LAND REFORMS IN KENYA AND AROUND AFRICA
This blog focuses on issues of land reforms in Kenya and around Africa and related matters
Why Kenya's land compensation model calls for a rethink!
Addis Ababa is now one of the few African Cities with a light rail system. My sojourns there allowed me to watch its construction commence and end. Work started in late 2011. It was completed and providing services to the city by the end of 2015. That’s record time when one takes into account that it traversed through a functional City. Think about the affected settlements and town properties. Think about the volumes of traffic that had to be stopped and diverted during construction. Think about the land needed to lay the line. When I got discussing how the feat could have been accomplished so fast, I was reminded that land in the Country is owned by the State. So land is not a limiting problem for public projects. Affected persons are just relocated elsewhere, I learnt! But let’s come back home and examine the different scenarios we’ve faced while developing our public infrastructure.
Scenario one! Government plans some major public project in some site far away from the capital city where land values have always been rather low. Soon after, bureaucrats selectively leak the information to friends who move there and buy chunks of the surrounding land. Some even begin to erect structures in readiness to exact maximum returns. Once project commences and compensation has to be done, the land that initially sold for Ksh80, 000 or less per acre is compensated at Ksh1 million per acre and above! All from public coffers! Beats logic, doesn’t it…….these are manipulated rates! Just go check out how much an acre of land in interior Lamu, Garissa or Isiolo ordinarily used to trade for and compare with the going compensation rates after LAPSSET was mooted!

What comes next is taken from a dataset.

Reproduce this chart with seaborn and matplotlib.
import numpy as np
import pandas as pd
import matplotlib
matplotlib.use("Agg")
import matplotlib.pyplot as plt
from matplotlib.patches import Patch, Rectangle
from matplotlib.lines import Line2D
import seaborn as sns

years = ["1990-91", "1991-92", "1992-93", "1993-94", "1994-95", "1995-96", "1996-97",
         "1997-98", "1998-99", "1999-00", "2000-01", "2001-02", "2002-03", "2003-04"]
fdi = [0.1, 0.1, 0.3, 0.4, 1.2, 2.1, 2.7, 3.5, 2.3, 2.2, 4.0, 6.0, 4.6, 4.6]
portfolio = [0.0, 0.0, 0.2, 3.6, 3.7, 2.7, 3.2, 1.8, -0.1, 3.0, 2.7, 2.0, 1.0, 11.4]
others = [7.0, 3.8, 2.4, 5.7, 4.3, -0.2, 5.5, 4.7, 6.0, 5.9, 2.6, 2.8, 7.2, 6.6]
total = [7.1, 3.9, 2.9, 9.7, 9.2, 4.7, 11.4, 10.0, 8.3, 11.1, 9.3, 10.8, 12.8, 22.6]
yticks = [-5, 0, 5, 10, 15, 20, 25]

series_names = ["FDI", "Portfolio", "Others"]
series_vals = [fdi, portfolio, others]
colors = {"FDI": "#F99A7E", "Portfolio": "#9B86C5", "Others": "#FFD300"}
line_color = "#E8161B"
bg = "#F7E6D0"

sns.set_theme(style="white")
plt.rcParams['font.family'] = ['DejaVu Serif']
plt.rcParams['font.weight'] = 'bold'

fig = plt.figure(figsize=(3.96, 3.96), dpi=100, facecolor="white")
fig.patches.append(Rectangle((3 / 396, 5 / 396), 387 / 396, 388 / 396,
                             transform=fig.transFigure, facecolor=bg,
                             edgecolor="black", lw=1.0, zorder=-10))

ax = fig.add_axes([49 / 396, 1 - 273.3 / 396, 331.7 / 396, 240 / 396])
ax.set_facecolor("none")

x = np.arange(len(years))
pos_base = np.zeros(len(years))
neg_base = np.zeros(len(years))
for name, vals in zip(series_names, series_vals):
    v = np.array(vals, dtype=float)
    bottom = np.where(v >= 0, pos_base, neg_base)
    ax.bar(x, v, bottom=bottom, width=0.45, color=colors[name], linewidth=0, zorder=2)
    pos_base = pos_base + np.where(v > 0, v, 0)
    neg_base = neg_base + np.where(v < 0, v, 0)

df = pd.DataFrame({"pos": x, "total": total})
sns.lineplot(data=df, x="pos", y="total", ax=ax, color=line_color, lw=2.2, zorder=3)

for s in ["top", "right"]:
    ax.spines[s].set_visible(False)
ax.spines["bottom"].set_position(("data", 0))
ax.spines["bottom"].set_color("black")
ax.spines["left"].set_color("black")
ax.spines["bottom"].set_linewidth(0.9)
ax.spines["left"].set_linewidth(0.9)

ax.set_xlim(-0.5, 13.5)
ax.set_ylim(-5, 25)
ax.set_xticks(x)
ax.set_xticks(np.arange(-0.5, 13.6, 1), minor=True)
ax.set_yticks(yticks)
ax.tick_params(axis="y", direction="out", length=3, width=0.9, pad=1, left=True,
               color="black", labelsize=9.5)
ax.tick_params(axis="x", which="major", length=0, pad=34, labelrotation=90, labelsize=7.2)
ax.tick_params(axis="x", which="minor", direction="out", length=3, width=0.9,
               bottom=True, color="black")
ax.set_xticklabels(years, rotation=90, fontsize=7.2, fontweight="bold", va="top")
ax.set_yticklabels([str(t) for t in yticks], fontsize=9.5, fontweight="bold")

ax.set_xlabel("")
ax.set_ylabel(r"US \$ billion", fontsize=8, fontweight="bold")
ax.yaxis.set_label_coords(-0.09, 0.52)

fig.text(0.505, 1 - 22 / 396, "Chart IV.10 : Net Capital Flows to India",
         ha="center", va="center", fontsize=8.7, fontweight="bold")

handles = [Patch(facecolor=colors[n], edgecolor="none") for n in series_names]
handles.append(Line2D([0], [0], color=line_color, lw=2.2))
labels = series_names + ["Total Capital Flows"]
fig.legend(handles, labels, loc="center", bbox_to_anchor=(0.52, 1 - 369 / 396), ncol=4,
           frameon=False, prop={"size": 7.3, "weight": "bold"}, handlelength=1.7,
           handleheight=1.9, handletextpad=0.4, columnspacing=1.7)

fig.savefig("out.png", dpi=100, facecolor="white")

Scenario two! Remember the construction of the Eastern bypass and Lang’ata road some years back? The bypass was completed then could not be connected to Mombasa Road for years. Citizens greatly suffered since the unconnected section became a major traffic hold up zone for travellers headed to the Airport and Mombasa. Why? Because land compensation issues needed to be sorted out in the compulsory acquisition of the affected private land on which the connecting traffic interchange was to be constructed. Similarly, the construction of Lang’ata Road was held up for long because land compensation issues for the traffic interchange at Bomas of Kenya needed to be resolved. In construction terms and lost national opportunity, the cost to the country in each of the cases was astronomical.
Scenario three involves the ongoing Standard Gauge Railway. Not only have we had endless controversy on the rates of compensation and alleged irregular compensation but also have had the project stopped in some sections by court interventions twice now. Both on account of compensation! In this scenario, the public is perhaps paying for exaggerated and/or irregular compensation rates and will pay dearly for the stoppages too.
Scenario four is a little different since it involves private investors. Much needed wind energy projects have either relocated or been slowed down in Nyandarua, Turkana and Meru Counties. Issues are simmering around the proposed coal project in Lamu County too. In each of the cases, land compensation issues have been to blame! In these power projects, local political incitement may have added to the menu of grievances.
It is important that communities and affected individuals are sensitized in good time about the projects within their jurisdictions and their importance to our local and national economies. It is also important that private land rights draw a fair return if compulsorily acquired. But the emerging trend where key public projects are held hostage at the whim of individual interests needs to get us thinking. Our constitution provides for the just and prompt compensation in full to those whose property has to be acquired in the public interest. This constitutional provision is operationalized through the Land Act which requires the national or county government to submit requests for the compulsory acquisition of land to the Land Commission for consideration. The Commission proceeds to effect the request if set criteria is met. But there is telltale evidence around us that this process gets abused, is unfair to the taxpayer and holds up much needed public projects. It is a process prone to manipulation between pliant land owners, involved professionals and suave political operatives.
When I shared our local experience with some professional peer from one of the European countries, he mentioned that in their jurisdiction, compensation issues or disputes never hold back public projects. The law allows them to isolate the affected sections, put anticipated funds in a holding account then leave the matters in dispute to judicial adjudication while the projects proceed. Once resolved, beneficiaries are paid from the project holding account. Of course this is buttressed by fair and efficient judicial processes!
Kenya may want to begin to seriously question its land compensation model and the associated legal framework. The country may have to make tough choices between retaining a framework that limits the escalation of much needed public projects and a much more flexible mechanism which would allow us to expedite public projects. It’s perhaps in situations like these where we ask whether the law was made for man or man for law! And even before we fully figure this, one gets the impression that there could be interim process safeguards that could be put in place to enhance transparency and justification for the compensation rates applicable to public projects.